I also used models to investigate whether or not a stable microbiome exists on the ocular surface and therefore possibly contributes to protecting the eye, as has been found with microbiomes in other areas of the body. Microbiome analysis uses DNA evidence to identify microbes in a very sensitive assay not dependent on culture techniques that may be unable to grow bacteria with special needs. Our initial analysis of interactions between bacteria found in microbiome analysis and the ocular surface indicate that it is very difficult for bacteria to survive on the ocular surface or within the conjunctival mucosal membrane of the eye, and that this is true for both gram-positive and gram-negative ocular pathogens. Staining experiments, designed to enable a live look at bacteria in the eye, were promising in their ability to stain bacteria but, unfortunately, stained epithelial tissue as well. Human subjects whose ocular washes were collected to grow in multiple nonstandard conditions were equally unable to produce results, indicating that the bacteria implicated in microbiome DNA analysis, some culturable even under standard conditions, may not be actually present– at least not in a live form. There still might be a stable microbiome on the ocular surface that I was unable to find, but current results suggest that this possibility is remote. Further investigation with a murine model is currently underway to determine whether the use of DNA evidence to identify living colonies of microbes can be achieved.

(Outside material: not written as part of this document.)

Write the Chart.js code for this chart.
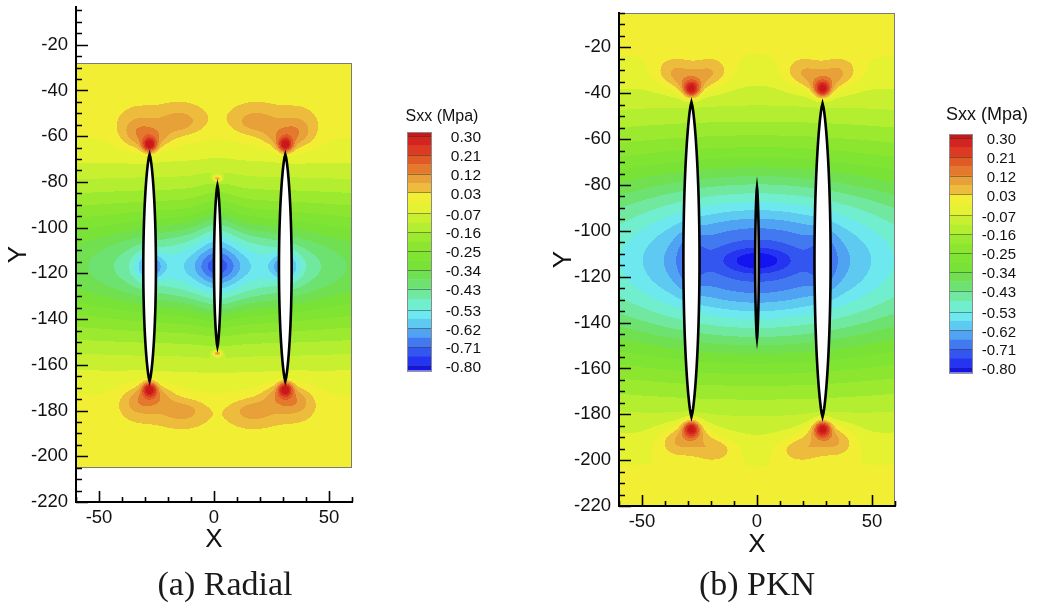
<!DOCTYPE html>
<html>
<head>
<meta charset="utf-8">
<script src="https://cdn.jsdelivr.net/npm/chart.js@4.4.0/dist/chart.umd.min.js"></script>
<style>
  body { margin: 0; background: #fff; width: 1037px; height: 604px; overflow: hidden; position: relative; }
  canvas { position: absolute; top: 0; }
</style>
</head>
<body>
<canvas id="radial" width="540" height="604" style="left:0"></canvas>
<canvas id="pkn" width="497" height="604" style="left:540px"></canvas>
<script>
// Sxx contour levels (MPa) shown on the legends
const sxxLevels = [0.30, 0.21, 0.12, 0.03, -0.07, -0.16, -0.25, -0.34, -0.43, -0.53, -0.62, -0.71, -0.80];
const xTickValues = [-50, 0, 50];
const yTickValues = [-220, -200, -180, -160, -140, -120, -100, -80, -60, -40, -20];

// (a) Radial: fractures (x, tips, max opening)
const radialFracX = [-28, 1.5, 31];
const radialFracTop = [-68, -81.5, -68];
const radialFracBottom = [-167, -152, -167];
const radialFracWidth = [5.5, 3, 5.5];
// (a) Radial: stress sources (centre, amplitude, spread)
const radialSrcX   = [1.5, 1.5, 1.5, -28, 1.5, 31, -28, 31, -28, 31, -33, -15, -26, 36, 18, 29, -32, -14, -25, 35, 17, 28, 1.5, 1.5];
const radialSrcY   = [-117, -117, -112, -117, -117, -117, -64, -64, -170.5, -170.5, -58, -54, -61, -58, -54, -61, -176, -180, -173, -176, -180, -173, -78.5, -155];
const radialSrcAmp = [-0.38, -0.24, -0.10, -0.18, -0.06, -0.18, 0.30, 0.30, 0.30, 0.30, 0.11, 0.10, 0.08, 0.11, 0.10, 0.08, 0.11, 0.10, 0.08, 0.11, 0.10, 0.08, 0.22, 0.22];
const radialSrcRx  = [250, 46, 9, 6, 8, 6, 3, 3, 3, 3, 9, 11, 8, 9, 11, 8, 9, 11, 8, 9, 11, 8, 2, 2];
const radialSrcRy  = [40, 17, 26, 6, 5, 6, 3, 3, 3, 3, 8, 6.5, 5, 8, 6.5, 5, 7, 6, 5, 7, 6, 5, 1.5, 1.5];

// (b) PKN: fractures
const pknFracX = [-28.5, 0, 28.5];
const pknFracTop = [-44, -81, -44.5];
const pknFracBottom = [-181, -147, -181];
const pknFracWidth = [7, 1.6, 7];
// (b) PKN: stress sources
const pknSrcX   = [0, 0, -28.5, 28.5, 0, -28.5, 28.5, -28.5, 28.5, -36, -20, -28.5, 20, 36, 28.5, -35, -19, -27.5, 35, 19, 27.5];
const pknSrcY   = [-113, -113, -113, -113, -113, -38.5, -38.5, -186, -186, -31, -31, -36, -31, -31, -36, -192, -195, -188, -192, -195, -188];
const pknSrcAmp = [-0.50, -0.28, -0.07, -0.07, -0.10, 0.30, 0.30, 0.30, 0.30, 0.11, 0.11, 0.10, 0.11, 0.11, 0.10, 0.11, 0.11, 0.10, 0.11, 0.11, 0.10];
const pknSrcRx  = [250, 58, 6, 6, 14, 3.5, 3.5, 3.5, 3.5, 9, 9, 8, 9, 9, 8, 9, 10, 8, 9, 10, 8];
const pknSrcRy  = [62, 32, 12, 12, 5, 3.5, 3.5, 3.5, 3.5, 7, 7, 5, 7, 7, 5, 7, 6, 5, 7, 6, 5];

// legend palette, top (above 0.30) to bottom (below -0.80), two shades per labelled interval
const bandColors = [
  '#c81818', '#d42420', '#dc3a22', '#e05a26', '#e4782c', '#e8a038', '#edbc3c',
  '#f2ee34', '#e4f232', '#c8f030', '#b4ee30', '#9cea30', '#8ce630', '#80e432',
  '#78e236', '#70e050', '#6ee270', '#70e8a0', '#70eece', '#6ce8ee', '#5ecaf2',
  '#50a2f2', '#4278f0', '#3456f0', '#2434f0', '#1414f0'
];

// band boundaries: every labelled level plus the midpoint between neighbours
const bounds = [];
sxxLevels.forEach((v, i) => {
  bounds.push(v);
  if (i < sxxLevels.length - 1) bounds.push((v + sxxLevels[i + 1]) / 2);
});
const bandRGB = bandColors.map(h => [1, 3, 5].map(k => parseInt(h.substr(k, 2), 16)));

function bandIndex(s) {
  let k = 0;
  while (k < bounds.length && s < bounds[k]) k++;
  return k;
}

/**
 * Sxx at (x, y): background plus a sum of gaussian sources.
 */
function stressAt(src, x, y) {
  let s = src.base;
  for (let i = 0; i < src.x.length; i++) {
    const dx = (x - src.x[i]) / src.rx[i];
    const dy = (y - src.y[i]) / src.ry[i];
    s += src.amp[i] * Math.exp(-dx * dx - dy * dy);
  }
  return s;
}

/**
 * Paints the banded contour field inside the model domain.
 */
const fieldPlugin = {
  id: 'sxxField',
  beforeDraw(chart, args, opts) {
    const { ctx, scales: { x, y } } = chart;
    const src = opts.source;
    const x0 = Math.round(x.getPixelForValue(opts.domainX[0]));
    const x1 = Math.round(x.getPixelForValue(opts.domainX[1]));
    const y0 = Math.round(y.getPixelForValue(opts.domainY[1]));
    const y1 = Math.round(y.getPixelForValue(opts.domainY[0]));
    const w = x1 - x0, h = y1 - y0;
    const off = document.createElement('canvas');
    off.width = w; off.height = h;
    const octx = off.getContext('2d');
    const img = octx.createImageData(w, h);
    for (let j = 0; j < h; j++) {
      const vy = y.getValueForPixel(y0 + j + 0.5);
      for (let i = 0; i < w; i++) {
        const vx = x.getValueForPixel(x0 + i + 0.5);
        const c = bandRGB[bandIndex(stressAt(src, vx, vy))];
        const p = (j * w + i) * 4;
        img.data[p] = c[0]; img.data[p + 1] = c[1]; img.data[p + 2] = c[2]; img.data[p + 3] = 255;
      }
    }
    octx.putImageData(img, 0, 0);
    ctx.save();
    ctx.filter = 'blur(0.6px)';
    ctx.drawImage(off, x0, y0);
    ctx.filter = 'none';

    // fractures as white lenses with a black outline
    const fr = opts.fractures;
    fr.x.forEach((fx, n) => {
      const mid = (fr.top[n] + fr.bottom[n]) / 2;
      const half = (fr.top[n] - fr.bottom[n]) / 2;
      const pts = [];
      for (let k = 0; k <= 80; k++) {
        const t = -1 + 2 * k / 80;
        pts.push([t, Math.pow(1 - t * t, 0.7) * fr.width[n] / 2]);
      }
      ctx.beginPath();
      pts.forEach(([t, hw], k) => {
        const px = x.getPixelForValue(fx - hw), py = y.getPixelForValue(mid + t * half);
        k === 0 ? ctx.moveTo(px, py) : ctx.lineTo(px, py);
      });
      pts.slice().reverse().forEach(([t, hw]) => {
        ctx.lineTo(x.getPixelForValue(fx + hw), y.getPixelForValue(mid + t * half));
      });
      ctx.closePath();
      ctx.fillStyle = '#fff';
      ctx.fill();
      ctx.lineWidth = 2.6;
      ctx.strokeStyle = '#000';
      ctx.stroke();
    });

    ctx.lineWidth = 1;
    ctx.strokeStyle = '#7a7a7a';
    ctx.strokeRect(x0 + 0.5, y0 + 0.5, w - 1, h - 1);
    ctx.restore();
  }
};

/**
 * Inward tick marks, the Sxx legend and the panel caption.
 */
const decorPlugin = {
  id: 'decor',
  afterDraw(chart, args, opts) {
    const { ctx, chartArea: a, scales: { x, y } } = chart;
    ctx.save();
    ctx.strokeStyle = '#000';
    ctx.lineWidth = 1.6;
    ctx.beginPath();
    for (let v = -220; v <= y.max; v += 5) {
      const py = Math.round(y.getPixelForValue(v)) + 0.5;
      ctx.moveTo(a.left, py);
      ctx.lineTo(a.left + (v % 20 === 0 ? 12 : 6), py);
    }
    for (let v = -60; v <= 60; v += 10) {
      const px = Math.round(x.getPixelForValue(v)) + 0.5;
      ctx.moveTo(px, a.bottom);
      ctx.lineTo(px, a.bottom - (v % 50 === 0 ? 11 : 5));
    }
    ctx.stroke();

    // legend bar
    const lg = opts.legend;
    const top = lg.levelTop, bot = lg.levelBottom;
    const hi = sxxLevels[0], lo = sxxLevels[sxxLevels.length - 1];
    const ypos = v => top + (hi - v) / (hi - lo) * (bot - top);
    for (let k = 0; k < bandColors.length; k++) {
      const ya = k === 0 ? lg.barTop : ypos(bounds[k - 1]);
      const yb = k === bandColors.length - 1 ? lg.barBottom : ypos(bounds[k]);
      ctx.fillStyle = bandColors[k];
      ctx.fillRect(lg.x, ya, lg.width, yb - ya + 0.5);
    }
    ctx.strokeStyle = 'rgba(40,40,40,0.45)';
    ctx.lineWidth = 1;
    ctx.beginPath();
    sxxLevels.forEach(v => {
      const py = Math.round(ypos(v)) + 0.5;
      ctx.moveTo(lg.x, py);
      ctx.lineTo(lg.x + lg.width, py);
    });
    ctx.stroke();
    ctx.strokeStyle = '#8a8a8a';
    ctx.strokeRect(lg.x + 0.5, lg.barTop + 0.5, lg.width - 1, lg.barBottom - lg.barTop - 1);

    ctx.fillStyle = '#111';
    ctx.font = lg.labelFont;
    ctx.textAlign = 'right';
    ctx.textBaseline = 'middle';
    sxxLevels.forEach(v => ctx.fillText(v.toFixed(2), lg.labelRight, ypos(v) + 2));
    ctx.font = lg.titleFont;
    ctx.textAlign = 'center';
    ctx.textBaseline = 'alphabetic';
    ctx.fillText('Sxx (Mpa)', lg.titleX, lg.titleY);

    // caption under the panel
    ctx.font = '34px "Liberation Serif", serif';
    ctx.fillStyle = '#1a1a1a';
    ctx.fillText(opts.caption, opts.captionX, 595);
    ctx.restore();
  }
};

/**
 * Creates one contour panel.
 */
function createPanel(canvasId, cfg) {
  const tickFont = { family: '"Liberation Sans", Arial, sans-serif', size: 18.5 };
  const titleFont = { family: '"Liberation Sans", Arial, sans-serif', size: 26 };
  return new Chart(document.getElementById(canvasId), {
    type: 'scatter',
    data: {
      datasets: cfg.fractures.x.map((fx, n) => ({
        data: [{ x: fx, y: cfg.fractures.top[n] }, { x: fx, y: cfg.fractures.bottom[n] }],
        pointRadius: 0,
        showLine: false
      }))
    },
    options: {
      responsive: false,
      animation: false,
      events: [],
      layout: { autoPadding: false, padding: { left: 0, top: cfg.padTop, right: cfg.padRight, bottom: 0 } },
      plugins: {
        legend: { display: false },
        tooltip: { enabled: false },
        sxxField: { source: cfg.source, domainX: cfg.domainX, domainY: cfg.domainY, fractures: cfg.fractures },
        decor: { legend: cfg.legend, caption: cfg.caption, captionX: cfg.captionX }
      },
      scales: {
        x: {
          type: 'linear',
          min: -60,
          max: 60,
          grid: { display: false, drawTicks: false },
          border: { display: true, color: '#000', width: 2, z: 1 },
          afterBuildTicks: s => { s.ticks = xTickValues.map(v => ({ value: v })); },
          afterFit: s => { s.height = cfg.xAxisHeight; s.paddingLeft = 0; s.paddingRight = 0; },
          ticks: { font: tickFont, color: '#111', padding: 5, maxRotation: 0, callback: v => String(v) },
          title: { display: true, text: 'X', font: titleFont, color: '#111', padding: { top: 0, bottom: cfg.xTitlePad } }
        },
        y: {
          type: 'linear',
          min: -220,
          max: cfg.yMax,
          grid: { display: false, drawTicks: false },
          border: { display: true, color: '#000', width: 2, z: 1 },
          afterBuildTicks: s => { s.ticks = yTickValues.map(v => ({ value: v })); },
          afterFit: s => { s.width = cfg.yAxisWidth; s.paddingTop = 0; s.paddingBottom = 0; },
          ticks: { font: tickFont, color: '#111', padding: 8, callback: v => String(v) },
          title: { display: true, text: 'Y', font: titleFont, color: '#111', padding: { top: cfg.yTitlePad, bottom: 0 } }
        }
      }
    },
    plugins: [fieldPlugin, decorPlugin]
  });
}

createPanel('radial', {
  padTop: 7, padRight: 188, yAxisWidth: 76, xAxisHeight: 102, yMax: -3.5,
  xTitlePad: 49, yTitlePad: 3,
  domainX: [-60, 60], domainY: [-205, -28],
  source: { base: 0.03, x: radialSrcX, y: radialSrcY, amp: radialSrcAmp, rx: radialSrcRx, ry: radialSrcRy },
  fractures: { x: radialFracX, top: radialFracTop, bottom: radialFracBottom, width: radialFracWidth },
  legend: { x: 407, width: 25, barTop: 132, barBottom: 371, levelTop: 136, levelBottom: 366,
            labelRight: 481, labelFont: '15.5px "Liberation Sans", Arial, sans-serif',
            titleX: 442, titleY: 121, titleFont: '16px "Liberation Sans", Arial, sans-serif' },
  caption: '(a) Radial', captionX: 225
});

createPanel('pkn', {
  padTop: 13, padRight: 142, yAxisWidth: 79, xAxisHeight: 98, yMax: -5,
  xTitlePad: 44, yTitlePad: 8,
  domainX: [-60, 60], domainY: [-220, -5],
  source: { base: 0.04, x: pknSrcX, y: pknSrcY, amp: pknSrcAmp, rx: pknSrcRx, ry: pknSrcRy },
  fractures: { x: pknFracX, top: pknFracTop, bottom: pknFracBottom, width: pknFracWidth },
  legend: { x: 409, width: 24, barTop: 134, barBottom: 373, levelTop: 138, levelBottom: 368,
            labelRight: 476, labelFont: '15px "Liberation Sans", Arial, sans-serif',
            titleX: 447, titleY: 120, titleFont: '18px "Liberation Sans", Arial, sans-serif' },
  caption: '(b) PKN', captionX: 217
});
</script>
</body>
</html>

Taken together, the research presented in this dissertation advances our understanding of how the ocular surface remains healthy despite exposure to the barrage of potentially pathogenic microbes that exist in our environment. The data continue to support the notion that the healthy ocular surface harbors only transient microbes due to its capacity to rapidly clear even large inocula. They also show that when corneal surface defenses are compromised severely enough to allow bacteria to traverse the epithelial barrier, multiple virulence bacteria factors can contribute, with the details depending on the nature of the corneal compromise and the state of the bacteria. While implicating specific host and bacterial factors, these findings also highlight the importance of mimicking conditions allowing health or susceptibility in animal models, and the need to monitor variability among bacterial isolates from different sources, even for the same strain.